Use these on your own, with a book club, or as chat starters in Superbook.

  1. 1.

    Hofstadter argues that the self is an emergent pattern, not a unitary thing. Does that view change anything about how you think about your own decisions or moral responsibility?

  2. 2.

    Searle's Chinese Room claims a computer can pass any behavior test while still not understanding. Hofstadter's counter-argues the system as a whole can understand even if no part does. Which position do you find more compelling, and why?

  3. 3.

    Several thought experiments in the book involve copying or duplicating a person. If an exact copy of you woke up tomorrow, would it be you? What hangs on the answer?

  4. 4.

    Nagel asks what it is like to be a bat — and answers that we can't know from outside. Does the same argument apply to other humans? To very different cultures or minds?

  5. 5.

    The book includes fiction alongside analytic philosophy. Do you think the fictional pieces carry philosophical weight, or are they illustrations rather than arguments?

  6. 6.

    As AI has advanced since 1981, which thought experiments in the book feel more relevant than ever, and which feel dated or resolved?

  7. 7.

    Hofstadter and Dennett seem to think the self is an illusion in some technical sense, while also acting as if it matters morally and practically. Is that coherent?

  8. 8.

    The book treats AI and consciousness as deeply connected questions. How does that framing hold up now that large language models exist and behave in ways that were not anticipated in 1981?

  9. 9.

    Borges's fiction is included because it captures something philosophy struggles to express directly. What does literature give you that argument cannot?

  10. 10.

    If you could ask Hofstadter one question about consciousness that this book doesn't answer, what would it be?

  11. 11.

    The editors argue that philosophy of mind requires breadth — science, fiction, thought experiments, formal argument. Is that argument about method convincing, or does it risk diluting rigor?

  12. 12.

    Personal identity and continuity of self across time is one of the book's central puzzles. How does your own experience of memory and change relate to the philosophical accounts offered here?

Themes

Frequently asked questions

  • Is The Mind's I suitable for readers without a philosophy background?
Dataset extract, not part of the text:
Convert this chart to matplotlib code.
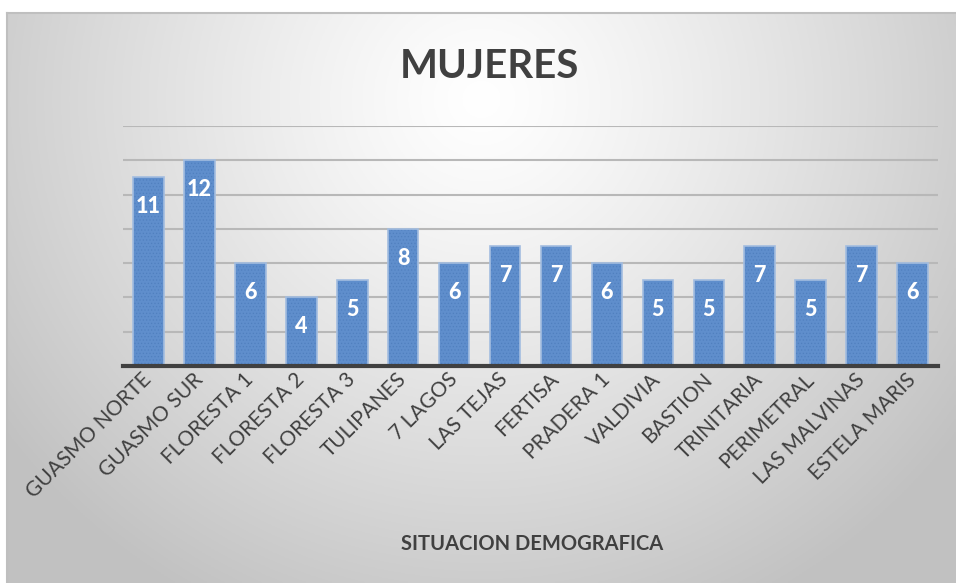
import numpy as np
import matplotlib.pyplot as plt

# barrios y numero de mujeres
barrios = ["GUASMO NORTE", "GUASMO SUR", "FLORESTA 1", "FLORESTA 2", "FLORESTA 3",
           "TULIPANES", "7 LAGOS", "LAS TEJAS", "FERTISA", "PRADERA 1", "VALDIVIA",
           "BASTION", "TRINITARIA", "PERIMETRAL", "LAS MALVINAS", "ESTELA MARIS"]
mujeres = [11, 12, 6, 4, 5, 8, 6, 7, 7, 6, 5, 5, 7, 5, 7, 6]
y_ticks = [0, 2, 4, 6, 8, 10, 12, 14]

W, H = 956, 583
FONT = ["Lato", "DejaVu Sans"]
TXT = "#404040"


def main():
    plt.rcParams["font.family"] = FONT
    plt.rcParams["hatch.linewidth"] = 0.5

    fig = plt.figure(figsize=(W / 100, H / 100), dpi=100)
    fig.patch.set_facecolor("white")

    # fondo con degradado radial
    bg = fig.add_axes([7 / W, 0, 1 - 7 / W, 1 - 13 / H])
    gx, gy = np.meshgrid(np.linspace(0, 1, 400), np.linspace(0, 1, 250))
    r = np.sqrt(((gx - 0.5) * 1.0) ** 2 + ((gy - 0.15) * 0.62) ** 2) / 0.62
    r = np.clip(r, 0, 1)
    shade = 1.0 - 0.24 * r ** 1.2
    bg.imshow(np.dstack([shade] * 3), aspect="auto", extent=[0, 1, 1, 0])
    bg.set_xlim(0, 1)
    bg.set_ylim(1, 0)
    bg.set_xticks([])
    bg.set_yticks([])
    for s in ["right", "bottom"]:
        bg.spines[s].set_visible(False)
    for s in ["top", "left"]:
        bg.spines[s].set_color("#bfbfbf")
        bg.spines[s].set_linewidth(1.5)

    ax = fig.add_axes([123 / W, 1 - 366 / H, (938 - 123) / W, (366 - 126) / H])
    ax.patch.set_alpha(0)
    x = np.arange(len(barrios))
    bars = ax.bar(x, mujeres, width=0.6, color="#5f8ecc", edgecolor="#5080bf",
                  linewidth=0, hatch=".....", zorder=3)
    ax.bar(x, mujeres, width=0.6, fill=False, edgecolor="#a3bde0",
           linewidth=1.2, zorder=3)
    ax.set_xlim(-0.5, len(barrios) - 0.5)
    ax.set_ylim(0, 14)
    ax.set_yticks(y_ticks)
    ax.yaxis.grid(True, color="#b8b8b8", linewidth=1.5, zorder=0)
    ax.set_axisbelow(True)
    ax.tick_params(axis="y", left=False, labelleft=False)
    ax.tick_params(axis="x", bottom=False, pad=4)
    for s in ["top", "right", "left"]:
        ax.spines[s].set_visible(False)
    ax.spines["bottom"].set_color("#404040")
    ax.spines["bottom"].set_linewidth(3)
    ax.spines["bottom"].set_zorder(4)

    ax.set_xticks(x)
    ax.set_xticklabels(barrios, rotation=45, ha="right", va="center",
                       rotation_mode="anchor", fontsize=15, color=TXT)

    for b, v in zip(bars, mujeres):
        ax.text(b.get_x() + b.get_width() / 2, v - 1.1, str(v), ha="center", va="top",
                color="white", fontsize=15.5, fontweight="black", zorder=5)

    fig.text(489 / W, 1 - 66 / H, "MUJERES", ha="center", va="center",
             fontsize=29, fontweight="bold", color=TXT)
    fig.text(532 / W, 1 - 544 / H, "SITUACION DEMOGRAFICA", ha="center", va="center",
             fontsize=14.5, fontweight="bold", color=TXT)

    fig.savefig("out.png", dpi=100)
    plt.close(fig)


if __name__ == "__main__":
    main()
    Largely yes. The editors chose pieces for accessibility as well as depth, and the commentaries explain technical ideas in plain terms. Some analytic philosophy pieces are challenging, but the fiction and thought experiments require no prior training. A curious reader willing to sit with difficult questions will get a great deal from it.

  • How does The Mind's I relate to Hofstadter's Gödel, Escher, Bach?

    GEB is Hofstadter's original sustained work exploring strange loops, self-reference, and consciousness through Gödel, Escher, and Bach. The Mind's I is a companion anthology that broadens the conversation to include other thinkers. Reading GEB first helps but isn't required — The Mind's I stands on its own.

  • What is the Chinese Room thought experiment?

    Searle imagines a person in a room following rules to manipulate Chinese symbols they don't understand. The room passes a Chinese language test perfectly, but the person inside understands nothing. Searle uses this to argue that computers, which manipulate symbols by rules, cannot genuinely understand language or be conscious.

  • Is this book still relevant given advances in AI?

    More relevant than ever. The philosophical questions about understanding, consciousness, and identity that Hofstadter and Dennett raise in 1981 have become urgent practical questions as large language models and other AI systems blur the lines the book is examining.

  • Who should read The Mind's I?

    Anyone seriously interested in consciousness, artificial intelligence, the nature of the self, or the philosophy of mind. Also worth reading for people in AI or cognitive science who want deeper philosophical grounding for the questions their work raises.

About Douglas Hofstadter & Daniel Dennett

Douglas Hofstadter is a cognitive scientist and American Pulitzer Prize-winning author best known for Gödel, Escher, Bach: An Eternal Golden Braid (1979). He has held positions at Indiana University, where he directs the Fluid Analogies Research Group, and has written extensively on creativity, translation, and analogy as core cognitive processes. Daniel Dennett was a philosopher at Tufts University and one of the foremost defenders of a materialist account of mind. His books include Consciousness Explained and Darwin's Dangerous Idea. Both thinkers have been central to debates about artificial intelligence and the philosophy of mind for over four decades.